How to faster remove line breaks and spaces

Hello all,

I do have to remove all new lines and all spaces between > < from a 2MB text file. My solution is naive and as following and takes about 400ms on my laptop

let RE_SPACES: Regex = Regex::new(r">\s+?<").unwrap();

// remove all new lines and CRs
let text : String = text.replace('\n', "").replace('\r', "");

// remove all whitespace 
let text: String = RE_SPACES.replace_all(&text, "><").to_string();

I am seeking a better and faster solution without creating so many copies.
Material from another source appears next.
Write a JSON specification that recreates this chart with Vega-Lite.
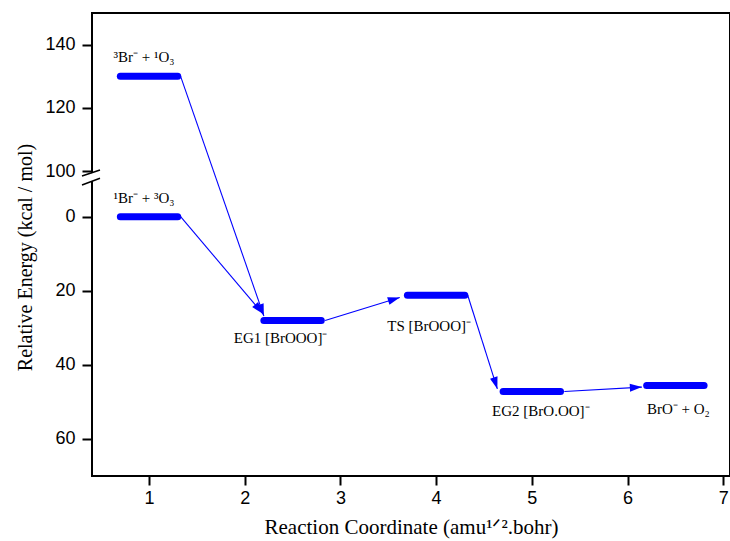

Does an expert have a hint on how to make this faster?

Thanks in advance,

Maciej

This should be close to fastest you can do, assuming Unicode support:

let mut s = std::fs::read_to_string(path)?;
s.retain(|c| !c.is_whitespace());

or if you only mean ASCII:

let mut s = std::fs::read(path)?;
s.retain(|c| !c.is_ascii_whitespace());

First: your code doesn't even do what you claim you want it to do: it's replacing all \r and \n, even if they're not between ><.

Second: are you compiling with --release?

Third: You can handle newlines with the regex by putting it in multi-line mode.

With a simple benchmark:

Benchmark
#![feature(test)]

use regex; // 1.5.4
extern crate test;

use regex::Regex;
use std::iter;
use test::{black_box, Bencher};

#[bench]
fn with_regex_amortized(b: &mut Bencher) {
    let re = Regex::new(r"(?m)>\s+?<").unwrap();
    let s: String = iter::repeat(
        iter::once('>')
            .chain(iter::repeat(' ').take(500))
            .chain("\r\n".chars())
            .chain(iter::once('<'))
            .chain(iter::repeat(' ').take(500))
            .chain("\r\n".chars()),
    )
    .take(2000)
    .flatten()
    .collect();

    b.iter(|| re.replace_all(black_box(&s), "><").to_string())
}

#[bench]
fn with_regex(b: &mut Bencher) {
    let s: String = iter::repeat(
        iter::once('>')
            .chain(iter::repeat(' ').take(500))
            .chain("\r\n".chars())
            .chain(iter::once('<'))
            .chain(iter::repeat(' ').take(500))
            .chain("\r\n".chars()),
    )
    .take(2000)
    .flatten()
    .collect();

    b.iter(|| {
        let re = Regex::new(r"(?m)>\s+?<").unwrap();
        re.replace_all(black_box(&s), "><").to_string()
    })
}

#[bench]
fn maciej(b: &mut Bencher) {
    let re = Regex::new(r"(?m)>\s+?<").unwrap();
    let s: String = iter::repeat(
        iter::once('>')
            .chain(iter::repeat(' ').take(500))
            .chain("\r\n".chars())
            .chain(iter::once('<'))
            .chain(iter::repeat(' ').take(500))
            .chain("\r\n".chars()),
    )
    .take(2000)
    .flatten()
    .collect();

    b.iter(|| {
        let text: String = black_box(&s).replace('\n', "").replace('\r', "");
        re.replace_all(&text, "><").to_string()
    })
}

On my machine I get

test maciej               ... bench:   5,020,080 ns/iter (+/- 749,409)
test with_regex           ... bench:   3,456,975 ns/iter (+/- 288,334)
test with_regex_amortized ... bench:   3,306,730 ns/iter (+/- 91,617)

That is, your implementation takes about 5.0ms (±0.7ms) to clean my very silly approx. 2MB test string, and just using (?m)>\s+?< takes about 3.3ms (±0.1ms) (3.5ms (±0.3ms) if you include Regex creation time).

I suspect this is a case of not measuring what you think you are.

2 Likes

Hello CAD97,

thank you very much. You are right, I tested it in debug mode. The hint using multiline helped me a lot to remove the unneeded replacements.

Thank you very much, this function was new to me and helped to increase performance.